Interactions among magmas and rocks in subduction zone regions: experimental studies from slab to mantle to crust

Abstract

Experiments have been conducted to study contamination of magmas in four environments : (1) above subducted slabs, (2) below and (3) above the mantle-continental crust boundary, and (4) within shallow crust. Reaction couples of peridotite or amphibolite with a sharp boundary against hydrous silicic melts define (1) diffusion profiles within contaminated melts and (2) crystalline reaction zones between the two materials. Mixtures of rocks peridotite-tonalite-granodiorite-granite with water define phase boundaries delineating the extent of contamination of slab-derived melts rising through mantle and of crustal melts in contact with peridotites {e.g., cumulates).

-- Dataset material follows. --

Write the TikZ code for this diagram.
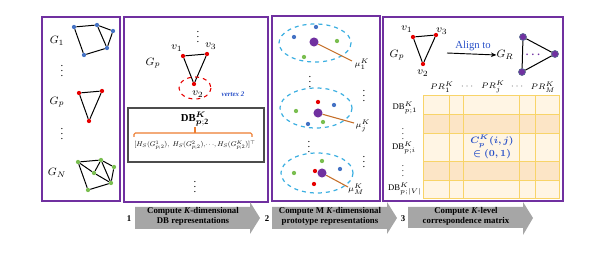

Chemical diffusion in granite melts at 1.5 kbar, 810 °C is slow ; diffusion between hot, hydrous basalt-rhyolite at 10 kbar is faster. Convection occurs in H20-undersaturated granite melt at 10-15 kbar, 920-1050 °C, during passage of a melting front through crystalline granite adjacent serpentinized peridotite, the source of H_2O; the convective motions transport contaminated melt away from the diffusion zone, which therefore remains narrow. Rates of contamination and mixing of magmas near the mantle-crust boundary are likely to be much faster than in shallow crustal plutons. Slab-derived melts are richer in Ca/Mg than calc-alkaline rocks, and contamination with overlying mantle at depth makes them richer in Mg/Ca than calc-alkaline rocks. Near the mantle crust boundary, Ca/Mg in contamined melts is appropriate for calc-alkaline rocks.